The barriers for operators are technique, consistency and positioning. “Slow fermentation is not difficult to begin, but it is difficult to maintain across volume, seasonal temperature variation and staff turnover,” Haden adds.
“A brilliant sourdough base produced by a chef-owner at a single-site independent becomes a significant operational challenge when replicated across twenty or 200 sites. That is precisely why chains that attempt artisanal formats often produce a version that consumers find unconvincing.”
Then there’s the question, commercially, of headroom and visibility. “When every restaurant, pub, supermarket and QSR chain is offering pizza, adding another style does not automatically attract attention,” she continues.
“The format has to come with a positioning story clear enough to cut through a very crowded marketplace. The operators who have done this well have built the style and the story simultaneously. The style is not the differentiator. The story of why this style, here, made with precision, love and passion, is the differentiator.”

Gimmick or long-term offer?
With that in mind, how might Papa Johns and Domino’s innovations pan out? “The big question for me is: is it a gimmick or a long-term offer,” notes Abboudi. “People might try it out when it launches, but beyond the trial stage, will it drive incremental sales and frequency?”
From Papa Johns’ point of view, its sourdough offering ensures its range is tailored to new tastes. Following a tumultuous few years, the group underwent a brand reset last year, underpinned by a new creative platform and campaign called ’Devoted to the Dough’ designed to differentiate and evolve its positioning by spotlighting quality, taste, and innovation.
The innovation makes Papa Johns the first major pizza delivery chain to introduce a dedicated sourdough range, however, it is not designed or intended to replace its signature American-style pizza.
“Our traditional core range is still people’s preferred choice, but this is an opportunity to grow occasions, rather than a replacement of an existing range,” says Carroll. “They can have sourdough when they’re not feeling like something as heavy.”
Domino’s makes a similar case, describing the Italiano’s range as designed to complement its existing range and cater to ‘those moments when customers are looking for something a little more premium at home, while maintaining the convenience, speed and consistency Domino’s is known for’.
“Italiano’s is all about giving our customers more choice and more ways to enjoy Domino’s,” says Nicola Frampton, CEO of Domino’s Pizza Group. “We’re seeing that for certain occasions, whether that’s a date night or a relaxed evening in, people are increasingly looking for something that feels a bit more like a restaurant experience at home, and this range allows us to tap into those moments.”

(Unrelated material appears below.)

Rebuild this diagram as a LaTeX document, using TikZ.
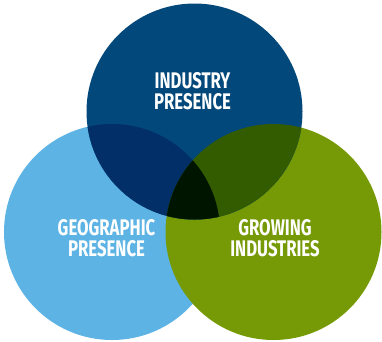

In both instances, Abboudi says the ultimate success of the products will come down to whether they taste right. “It’s got to be good, deliver well and be executed simply. Those are the practical implications.” If they do that then it could be a great marketing boost. The World Cup is coming up, he adds, and that’s a big pizza time so a good moment to launch a new product.
But, he cautions: “Consumers always end up going back to the basics, the pepperoni or the margherita. Everyone used to have cheese-filled crusts, but that trend has died away, like cheeseburger pizzas.
“If they execute right and the product is good, though, it will last.”